§ **What is being asked**
Print exactly the lines from the first one down to the line that contains "const prrTicks = [0, 0.2, 0.4, 0.6, 0.8, 1];", both included, and skip the pictures.

§ **Data section**
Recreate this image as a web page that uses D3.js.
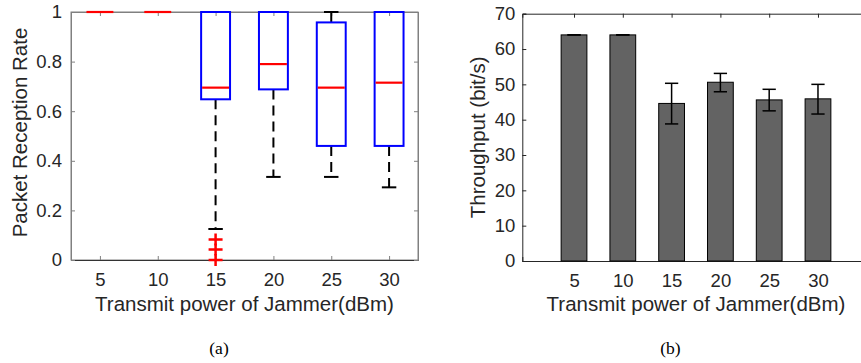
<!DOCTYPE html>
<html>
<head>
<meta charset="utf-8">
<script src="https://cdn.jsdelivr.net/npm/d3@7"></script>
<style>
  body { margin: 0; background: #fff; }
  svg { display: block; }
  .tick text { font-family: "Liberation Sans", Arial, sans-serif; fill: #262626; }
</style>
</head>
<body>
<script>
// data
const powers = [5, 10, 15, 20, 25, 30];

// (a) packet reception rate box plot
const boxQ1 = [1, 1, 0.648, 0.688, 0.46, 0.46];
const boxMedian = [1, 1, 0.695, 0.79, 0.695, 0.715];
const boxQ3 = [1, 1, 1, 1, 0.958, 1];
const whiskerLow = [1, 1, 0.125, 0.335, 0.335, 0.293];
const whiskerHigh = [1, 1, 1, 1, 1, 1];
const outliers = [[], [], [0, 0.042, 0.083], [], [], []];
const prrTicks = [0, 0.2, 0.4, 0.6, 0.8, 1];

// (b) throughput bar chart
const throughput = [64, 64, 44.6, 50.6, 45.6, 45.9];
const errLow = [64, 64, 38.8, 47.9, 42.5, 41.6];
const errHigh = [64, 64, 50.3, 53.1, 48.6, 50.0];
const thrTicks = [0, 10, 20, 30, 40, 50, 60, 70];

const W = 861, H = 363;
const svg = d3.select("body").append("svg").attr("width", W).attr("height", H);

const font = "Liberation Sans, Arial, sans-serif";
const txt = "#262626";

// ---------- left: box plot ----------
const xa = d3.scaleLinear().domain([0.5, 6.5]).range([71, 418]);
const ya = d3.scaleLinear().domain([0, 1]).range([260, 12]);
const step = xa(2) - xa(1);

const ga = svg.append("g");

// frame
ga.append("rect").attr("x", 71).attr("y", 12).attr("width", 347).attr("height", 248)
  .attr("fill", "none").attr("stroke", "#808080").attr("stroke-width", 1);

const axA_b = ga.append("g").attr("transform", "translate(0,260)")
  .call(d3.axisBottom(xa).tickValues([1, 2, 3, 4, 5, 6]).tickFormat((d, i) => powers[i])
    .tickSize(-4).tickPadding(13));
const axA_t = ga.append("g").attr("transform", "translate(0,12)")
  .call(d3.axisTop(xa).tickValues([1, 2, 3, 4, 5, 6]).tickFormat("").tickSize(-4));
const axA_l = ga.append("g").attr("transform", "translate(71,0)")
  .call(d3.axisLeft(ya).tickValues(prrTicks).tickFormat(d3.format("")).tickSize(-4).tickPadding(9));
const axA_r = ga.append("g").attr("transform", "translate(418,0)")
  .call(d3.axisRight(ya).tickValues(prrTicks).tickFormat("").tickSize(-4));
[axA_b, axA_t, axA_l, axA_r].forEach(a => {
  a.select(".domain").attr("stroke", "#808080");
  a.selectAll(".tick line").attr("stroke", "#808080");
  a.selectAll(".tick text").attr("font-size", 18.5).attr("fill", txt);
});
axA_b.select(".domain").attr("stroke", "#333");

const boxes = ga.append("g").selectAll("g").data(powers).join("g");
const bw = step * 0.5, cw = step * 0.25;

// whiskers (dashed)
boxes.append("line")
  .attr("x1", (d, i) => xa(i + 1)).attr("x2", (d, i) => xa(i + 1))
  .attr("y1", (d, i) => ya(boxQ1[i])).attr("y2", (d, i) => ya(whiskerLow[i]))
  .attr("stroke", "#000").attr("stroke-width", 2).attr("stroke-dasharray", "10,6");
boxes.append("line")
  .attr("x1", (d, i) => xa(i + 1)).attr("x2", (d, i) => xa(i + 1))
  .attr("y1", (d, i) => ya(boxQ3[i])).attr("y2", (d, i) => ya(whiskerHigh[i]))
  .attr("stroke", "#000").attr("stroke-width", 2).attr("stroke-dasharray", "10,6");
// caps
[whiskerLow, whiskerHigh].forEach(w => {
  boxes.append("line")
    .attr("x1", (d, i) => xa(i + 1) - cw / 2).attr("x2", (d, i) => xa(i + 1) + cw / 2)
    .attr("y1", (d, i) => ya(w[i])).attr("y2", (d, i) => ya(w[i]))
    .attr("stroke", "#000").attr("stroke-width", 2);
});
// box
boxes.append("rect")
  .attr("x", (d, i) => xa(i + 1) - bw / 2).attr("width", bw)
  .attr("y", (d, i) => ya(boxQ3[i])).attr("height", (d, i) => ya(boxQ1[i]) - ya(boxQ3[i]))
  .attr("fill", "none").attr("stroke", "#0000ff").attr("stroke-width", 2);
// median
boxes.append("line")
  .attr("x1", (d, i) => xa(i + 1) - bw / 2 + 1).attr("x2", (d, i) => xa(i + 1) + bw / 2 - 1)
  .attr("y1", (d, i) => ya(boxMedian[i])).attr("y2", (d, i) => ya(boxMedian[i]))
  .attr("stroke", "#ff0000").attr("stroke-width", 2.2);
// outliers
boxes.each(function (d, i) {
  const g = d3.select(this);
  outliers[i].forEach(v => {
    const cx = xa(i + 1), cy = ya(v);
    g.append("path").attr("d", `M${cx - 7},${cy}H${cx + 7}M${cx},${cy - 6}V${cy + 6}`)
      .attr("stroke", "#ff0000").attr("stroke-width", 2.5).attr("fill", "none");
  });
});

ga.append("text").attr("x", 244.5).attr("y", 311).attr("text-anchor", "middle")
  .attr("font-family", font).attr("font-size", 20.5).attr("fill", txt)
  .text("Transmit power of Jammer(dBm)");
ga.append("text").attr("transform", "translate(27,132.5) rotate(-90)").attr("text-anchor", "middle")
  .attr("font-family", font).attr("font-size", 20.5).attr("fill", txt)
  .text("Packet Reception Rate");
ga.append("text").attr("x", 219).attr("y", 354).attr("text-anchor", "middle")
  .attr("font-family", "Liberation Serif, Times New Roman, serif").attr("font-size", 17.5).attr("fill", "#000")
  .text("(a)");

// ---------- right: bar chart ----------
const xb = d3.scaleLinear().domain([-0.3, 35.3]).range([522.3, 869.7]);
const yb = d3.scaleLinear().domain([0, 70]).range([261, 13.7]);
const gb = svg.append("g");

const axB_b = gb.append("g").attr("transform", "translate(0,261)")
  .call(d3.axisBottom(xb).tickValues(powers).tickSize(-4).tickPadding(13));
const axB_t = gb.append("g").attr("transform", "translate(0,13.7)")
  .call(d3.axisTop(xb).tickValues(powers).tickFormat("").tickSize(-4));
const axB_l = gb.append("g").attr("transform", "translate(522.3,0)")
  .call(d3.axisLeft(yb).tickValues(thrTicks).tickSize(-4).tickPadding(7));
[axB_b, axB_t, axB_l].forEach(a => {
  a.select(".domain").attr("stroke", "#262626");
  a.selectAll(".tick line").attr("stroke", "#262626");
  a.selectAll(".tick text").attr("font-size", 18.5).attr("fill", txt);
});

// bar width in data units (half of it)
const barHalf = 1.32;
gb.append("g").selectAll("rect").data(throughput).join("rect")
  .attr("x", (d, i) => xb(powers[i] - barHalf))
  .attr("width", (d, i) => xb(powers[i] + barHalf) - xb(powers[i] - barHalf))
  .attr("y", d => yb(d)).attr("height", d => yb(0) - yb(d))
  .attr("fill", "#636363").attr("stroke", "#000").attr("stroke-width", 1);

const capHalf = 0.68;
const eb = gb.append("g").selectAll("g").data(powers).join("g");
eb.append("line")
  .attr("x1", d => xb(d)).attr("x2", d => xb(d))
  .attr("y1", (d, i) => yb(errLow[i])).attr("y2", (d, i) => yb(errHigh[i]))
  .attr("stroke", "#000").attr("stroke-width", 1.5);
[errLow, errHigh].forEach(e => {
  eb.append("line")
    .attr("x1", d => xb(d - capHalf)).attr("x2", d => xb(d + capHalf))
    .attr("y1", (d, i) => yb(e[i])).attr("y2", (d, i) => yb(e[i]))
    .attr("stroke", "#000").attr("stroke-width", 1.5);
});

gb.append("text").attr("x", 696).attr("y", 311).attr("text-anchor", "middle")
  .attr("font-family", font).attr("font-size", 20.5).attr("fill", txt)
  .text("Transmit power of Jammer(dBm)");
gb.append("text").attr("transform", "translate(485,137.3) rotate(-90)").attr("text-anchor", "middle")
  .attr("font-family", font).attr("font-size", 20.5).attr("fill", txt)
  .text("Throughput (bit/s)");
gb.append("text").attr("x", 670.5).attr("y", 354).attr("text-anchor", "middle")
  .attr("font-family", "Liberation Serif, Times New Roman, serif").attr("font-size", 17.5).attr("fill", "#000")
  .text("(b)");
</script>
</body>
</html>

§ **Result for this exercise**
Recreate this image as a web page that uses D3.js.
<!DOCTYPE html>
<html>
<head>
<meta charset="utf-8">
<script src="https://cdn.jsdelivr.net/npm/d3@7"></script>
<style>
  body { margin: 0; background: #fff; }
  svg { display: block; }
  .tick text { font-family: "Liberation Sans", Arial, sans-serif; fill: #262626; }
</style>
</head>
<body>
<script>
// data
const powers = [5, 10, 15, 20, 25, 30];

// (a) packet reception rate box plot
const boxQ1 = [1, 1, 0.648, 0.688, 0.46, 0.46];
const boxMedian = [1, 1, 0.695, 0.79, 0.695, 0.715];
const boxQ3 = [1, 1, 1, 1, 0.958, 1];
const whiskerLow = [1, 1, 0.125, 0.335, 0.335, 0.293];
const whiskerHigh = [1, 1, 1, 1, 1, 1];
const outliers = [[], [], [0, 0.042, 0.083], [], [], []];
const prrTicks = [0, 0.2, 0.4, 0.6, 0.8, 1];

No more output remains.